Entendeu-se na sentença recorrida que a resolução do contrato celebrado entre as partes só por via judicial podia ser feita, atenta a natureza imperativa da norma do art. 1047º do CC e a sua aplicação ao caso em apreço.
E daí, escreveu-se que “não se pode considerar anteriormente resolvido, de forma válida, o contrato de aluguer em causa, nem se podendo, igualmente, fazê-lo nesta acção, uma vez que tal pedido não foi expressamente formulado – artigo 661º do Código de Processo Civil”.

Quanto ao pedido de resolução, cabe notar que a A. expressamente o formulou (vd. al. a) do petitório), pese embora apenas devesse ter pedido - quando muito e coerentemente -, a declaração judicial de que o contrato havia sido validamente resolvido.
Mas será que um contrato como o ora em apreço – contrato de aluguer de veículo automóvel sem condutor, vulgarmente designado aluguer de longa duração (ALD) – só judicialmente pode ser resolvido?
Estamos perante um contrato de feição especial, a que são aplicáveis, para além das disposições do DL nº 354/86, de 23.10, com a alteração introduzida pelo DL nº 44/92, de 31.3, as normas gerais dos contratos de locação, as disposições gerais dos contratos e as cláusulas estabelecidas pelos contraentes que não estejam em contradição com aquelas, quando de natureza imperativa.

De acordo com o disposto no nº 4 do art. 17º do citado DL nº 354/86, “é lícito à empresa de aluguer sem condutor (...) rescindir o contrato nos termos da lei, com fundamento em incumprimento das cláusulas contratuais”.
A jurisprudência dos tribunais superiores - segundo julgamos quase unanimemente - vem decidindo que aquela referência aos “termos da lei” não se reporta ao art. 1047º do CC, mas antes aos arts. 432º e segs. do mesmo Código, maxime ao art. 436º.
Como contrato especial que é, não pode ser regulado nos apertados limites da locação vinculística, nomeadamente para efeitos de resolução.
Ou seja, tem sido entendimento, pelo menos largamente maioritário, que a resolução de contratos desta natureza pode ser feita extrajudicialmente, por simples comunicação ao locatário relapso, nos termos do citado art. 436º (vd. neste sentido, entre outros, Ac. do STJ, de 16-04-2002, www.dgsi.pt, proc. 02A532; os recentes Acs. da RP, de 8-07-2004, 14-06-2004 e 04-05-2004, in www.dgsi.pt, proc. 0433202, 0453206 e 0421774, sendo certo que o sumário do primeiro destes arestos está em desconformidade com o texto do acórdão; Acs. da RP, de 4.12.2001 e 21.11.2002, CJ, 2001, V, 204 e 2002, V, 180 (este último relatado pelo ora 2º adjunto); Acs. da RL, de 27.09.2001, CJ, 2001, IV, 112, e de 14.01.99 e 29.01.98, www.dgsi.pt, proc. 0064456 e 0051212).
Pelas razões apontadas nesses acórdãos, que nos dispensamos de repetir, julgamos ser esse o entendimento conforme à lei e que, por isso, devemos seguir.

Acontece, porém, que no caso sub judice não se mostra ter havido resolução do contrato por parte da A/locadora.
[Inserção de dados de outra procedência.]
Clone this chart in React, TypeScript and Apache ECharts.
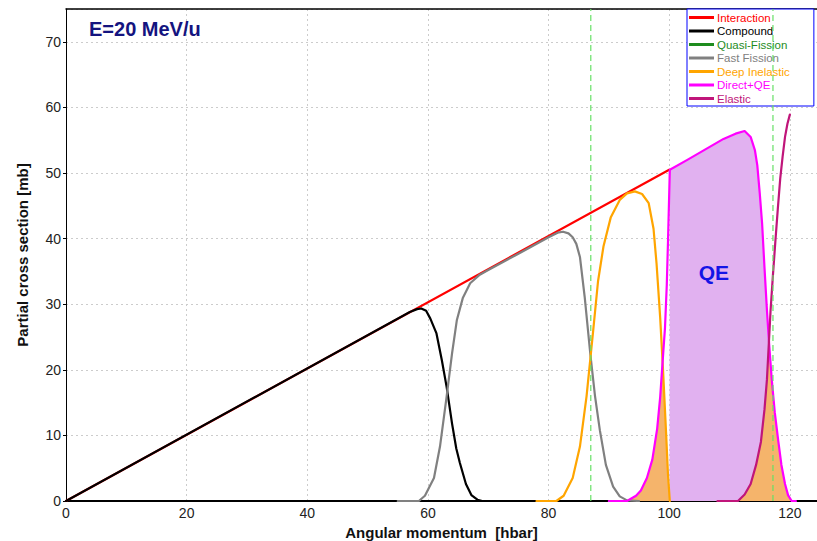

Antes, e como bem se entendeu na sentença posta em crise, o contrato extinguiu-se em Agosto de 2001, por acordo das partes.
Com efeito, ficou provado que a Ré locatária entregou à Autora, em Agosto de 2001, o veículo locado.
A A. aceitou a entrega e não se mostra, nem tão-pouco se alegou, que o tenha aceite com qualquer reserva.
Ora, a entrega do veículo ao locador e a aceitação do mesmo sem reserva configura um negócio extintivo ou distrate (neste sentido, vd. Ac. do STJ, de 16.04.2002, acima citado, e Ac. da RL, 21.01.2001, CJ, 2001, I, 99).
É de notar, de resto, que não há qualquer prova de que a A. haja remetido à locatária “carta registada intimando ao cumprimento em prazo razoável”, a fim de tornar definitivo o incumprimento temporário, nem carta a notificá-la da resolução, como exigiam as als. a) e b) da cláusula 16ª do contrato. A única carta que se mostra ter sido enviada pela A. é a junta a fls. 20, datada de 14.03.2002, em que se reclamava o pagamento da quantia de € 5100,57 e se alegava que o contrato havia sido “resolvido de comum acordo em 01.12.201”.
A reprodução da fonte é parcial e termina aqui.